___ Collected data ___
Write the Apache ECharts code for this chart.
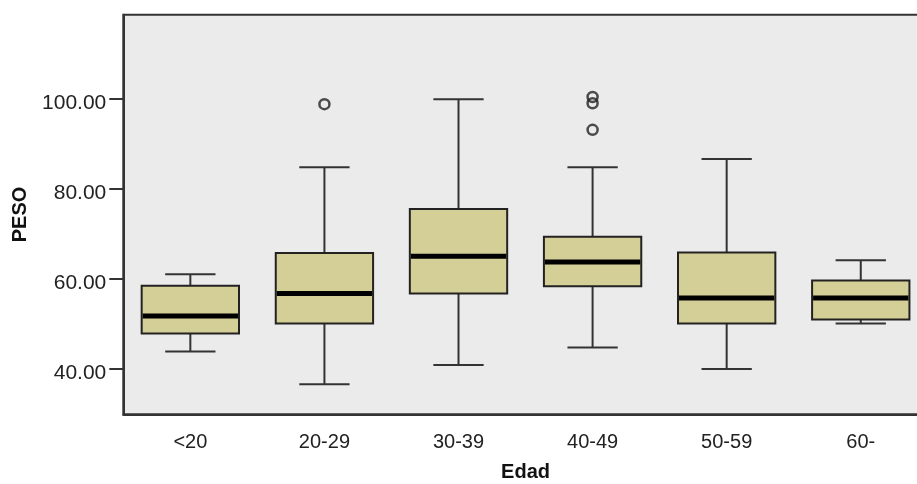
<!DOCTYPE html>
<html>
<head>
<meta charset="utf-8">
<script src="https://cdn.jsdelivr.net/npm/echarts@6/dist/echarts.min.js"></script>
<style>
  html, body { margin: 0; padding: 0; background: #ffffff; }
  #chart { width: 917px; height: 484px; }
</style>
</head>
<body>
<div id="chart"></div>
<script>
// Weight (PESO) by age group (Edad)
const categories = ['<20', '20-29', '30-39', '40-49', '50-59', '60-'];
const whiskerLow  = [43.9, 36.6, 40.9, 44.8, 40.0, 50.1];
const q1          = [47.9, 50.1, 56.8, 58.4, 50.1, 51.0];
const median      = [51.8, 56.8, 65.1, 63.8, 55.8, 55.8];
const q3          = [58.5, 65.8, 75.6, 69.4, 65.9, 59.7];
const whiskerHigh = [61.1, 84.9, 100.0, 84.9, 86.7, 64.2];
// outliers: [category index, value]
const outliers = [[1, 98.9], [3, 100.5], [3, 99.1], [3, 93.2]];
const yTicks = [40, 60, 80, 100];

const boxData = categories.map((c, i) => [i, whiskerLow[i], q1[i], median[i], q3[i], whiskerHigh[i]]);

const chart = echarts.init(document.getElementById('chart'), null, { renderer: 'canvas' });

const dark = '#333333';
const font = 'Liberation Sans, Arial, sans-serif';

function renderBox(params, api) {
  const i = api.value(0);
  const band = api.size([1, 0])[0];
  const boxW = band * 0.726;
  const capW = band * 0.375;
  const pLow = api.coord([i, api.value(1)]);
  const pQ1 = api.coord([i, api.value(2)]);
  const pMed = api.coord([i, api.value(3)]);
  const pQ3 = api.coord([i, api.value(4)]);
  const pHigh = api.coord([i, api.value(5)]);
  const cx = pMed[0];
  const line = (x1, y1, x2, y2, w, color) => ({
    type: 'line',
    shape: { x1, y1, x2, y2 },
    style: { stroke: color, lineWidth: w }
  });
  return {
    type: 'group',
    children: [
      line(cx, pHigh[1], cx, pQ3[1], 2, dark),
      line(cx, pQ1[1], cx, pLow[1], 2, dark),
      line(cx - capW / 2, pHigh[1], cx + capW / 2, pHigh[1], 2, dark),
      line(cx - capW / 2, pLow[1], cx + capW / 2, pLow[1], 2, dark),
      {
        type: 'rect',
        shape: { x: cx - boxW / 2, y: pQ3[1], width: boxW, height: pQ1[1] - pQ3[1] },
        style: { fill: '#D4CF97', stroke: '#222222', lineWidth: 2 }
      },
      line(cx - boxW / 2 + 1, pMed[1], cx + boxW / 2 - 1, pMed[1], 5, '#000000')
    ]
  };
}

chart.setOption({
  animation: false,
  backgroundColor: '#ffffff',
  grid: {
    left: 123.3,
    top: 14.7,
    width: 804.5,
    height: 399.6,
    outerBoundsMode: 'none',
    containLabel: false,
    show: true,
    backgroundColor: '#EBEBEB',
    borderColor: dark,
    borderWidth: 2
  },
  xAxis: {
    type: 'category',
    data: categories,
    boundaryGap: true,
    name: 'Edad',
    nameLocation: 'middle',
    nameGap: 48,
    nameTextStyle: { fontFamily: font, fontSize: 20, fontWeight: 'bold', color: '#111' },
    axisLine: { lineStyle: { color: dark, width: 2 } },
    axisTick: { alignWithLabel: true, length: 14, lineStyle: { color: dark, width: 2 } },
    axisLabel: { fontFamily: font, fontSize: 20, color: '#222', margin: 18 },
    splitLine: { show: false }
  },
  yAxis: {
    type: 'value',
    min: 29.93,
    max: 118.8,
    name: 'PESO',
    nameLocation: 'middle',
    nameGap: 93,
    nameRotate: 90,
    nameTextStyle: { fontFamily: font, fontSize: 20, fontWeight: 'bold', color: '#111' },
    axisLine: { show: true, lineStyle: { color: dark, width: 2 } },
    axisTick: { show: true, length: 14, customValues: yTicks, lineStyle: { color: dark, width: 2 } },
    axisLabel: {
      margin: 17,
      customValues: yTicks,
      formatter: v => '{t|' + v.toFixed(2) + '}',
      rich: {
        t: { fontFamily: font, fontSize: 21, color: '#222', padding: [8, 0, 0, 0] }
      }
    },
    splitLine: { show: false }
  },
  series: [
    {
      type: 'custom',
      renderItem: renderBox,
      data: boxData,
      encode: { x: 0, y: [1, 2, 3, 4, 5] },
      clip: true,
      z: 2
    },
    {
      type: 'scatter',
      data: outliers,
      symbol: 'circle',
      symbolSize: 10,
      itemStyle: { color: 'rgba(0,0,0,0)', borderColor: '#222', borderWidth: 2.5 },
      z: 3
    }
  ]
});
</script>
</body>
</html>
___
## [What this task involves]
Leave out the pictures and copy the rest of the material above exactly.

## [Task result]
Write the Apache ECharts code for this chart.
<!DOCTYPE html>
<html>
<head>
<meta charset="utf-8">
<script src="https://cdn.jsdelivr.net/npm/echarts@6/dist/echarts.min.js"></script>
<style>
  html, body { margin: 0; padding: 0; background: #ffffff; }
  #chart { width: 917px; height: 484px; }
</style>
</head>
<body>
<div id="chart"></div>
<script>
// Weight (PESO) by age group (Edad)
const categories = ['<20', '20-29', '30-39', '40-49', '50-59', '60-'];
const whiskerLow  = [43.9, 36.6, 40.9, 44.8, 40.0, 50.1];
const q1          = [47.9, 50.1, 56.8, 58.4, 50.1, 51.0];
const median      = [51.8, 56.8, 65.1, 63.8, 55.8, 55.8];
const q3          = [58.5, 65.8, 75.6, 69.4, 65.9, 59.7];
const whiskerHigh = [61.1, 84.9, 100.0, 84.9, 86.7, 64.2];
// outliers: [category index, value]
const outliers = [[1, 98.9], [3, 100.5], [3, 99.1], [3, 93.2]];
const yTicks = [40, 60, 80, 100];

const boxData = categories.map((c, i) => [i, whiskerLow[i], q1[i], median[i], q3[i], whiskerHigh[i]]);

const chart = echarts.init(document.getElementById('chart'), null, { renderer: 'canvas' });

const dark = '#333333';
const font = 'Liberation Sans, Arial, sans-serif';

function renderBox(params, api) {
  const i = api.value(0);
  const band = api.size([1, 0])[0];
  const boxW = band * 0.726;
  const capW = band * 0.375;
  const pLow = api.coord([i, api.value(1)]);
  const pQ1 = api.coord([i, api.value(2)]);
  const pMed = api.coord([i, api.value(3)]);
  const pQ3 = api.coord([i, api.value(4)]);
  const pHigh = api.coord([i, api.value(5)]);
  const cx = pMed[0];
  const line = (x1, y1, x2, y2, w, color) => ({
    type: 'line',
    shape: { x1, y1, x2, y2 },
    style: { stroke: color, lineWidth: w }
  });
  return {
    type: 'group',
    children: [
      line(cx, pHigh[1], cx, pQ3[1], 2, dark),
      line(cx, pQ1[1], cx, pLow[1], 2, dark),
      line(cx - capW / 2, pHigh[1], cx + capW / 2, pHigh[1], 2, dark),
      line(cx - capW / 2, pLow[1], cx + capW / 2, pLow[1], 2, dark),
      {
        type: 'rect',
        shape: { x: cx - boxW / 2, y: pQ3[1], width: boxW, height: pQ1[1] - pQ3[1] },
        style: { fill: '#D4CF97', stroke: '#222222', lineWidth: 2 }
      },
      line(cx - boxW / 2 + 1, pMed[1], cx + boxW / 2 - 1, pMed[1], 5, '#000000')
    ]
  };
}

chart.setOption({
  animation: false,
  backgroundColor: '#ffffff',
  grid: {
    left: 123.3,
    top: 14.7,
    width: 804.5,
    height: 399.6,
    outerBoundsMode: 'none',
    containLabel: false,
    show: true,
    backgroundColor: '#EBEBEB',
    borderColor: dark,
    borderWidth: 2
  },
  xAxis: {
    type: 'category',
    data: categories,
    boundaryGap: true,
    name: 'Edad',
    nameLocation: 'middle',
    nameGap: 48,
    nameTextStyle: { fontFamily: font, fontSize: 20, fontWeight: 'bold', color: '#111' },
    axisLine: { lineStyle: { color: dark, width: 2 } },
    axisTick: { alignWithLabel: true, length: 14, lineStyle: { color: dark, width: 2 } },
    axisLabel: { fontFamily: font, fontSize: 20, color: '#222', margin: 18 },
    splitLine: { show: false }
  },
  yAxis: {
    type: 'value',
    min: 29.93,
    max: 118.8,
    name: 'PESO',
    nameLocation: 'middle',
    nameGap: 93,
    nameRotate: 90,
    nameTextStyle: { fontFamily: font, fontSize: 20, fontWeight: 'bold', color: '#111' },
    axisLine: { show: true, lineStyle: { color: dark, width: 2 } },
    axisTick: { show: true, length: 14, customValues: yTicks, lineStyle: { color: dark, width: 2 } },
    axisLabel: {
      margin: 17,
      customValues: yTicks,
      formatter: v => '{t|' + v.toFixed(2) + '}',
      rich: {
        t: { fontFamily: font, fontSize: 21, color: '#222', padding: [8, 0, 0, 0] }
      }
    },
    splitLine: { show: false }
  },
  series: [
    {
      type: 'custom',
      renderItem: renderBox,
      data: boxData,
      encode: { x: 0, y: [1, 2, 3, 4, 5] },
      clip: true,
      z: 2
    },
    {
      type: 'scatter',
      data: outliers,
      symbol: 'circle',
      symbolSize: 10,
      itemStyle: { color: 'rgba(0,0,0,0)', borderColor: '#222', borderWidth: 2.5 },
      z: 3
    }
  ]
});
</script>
</body>
</html>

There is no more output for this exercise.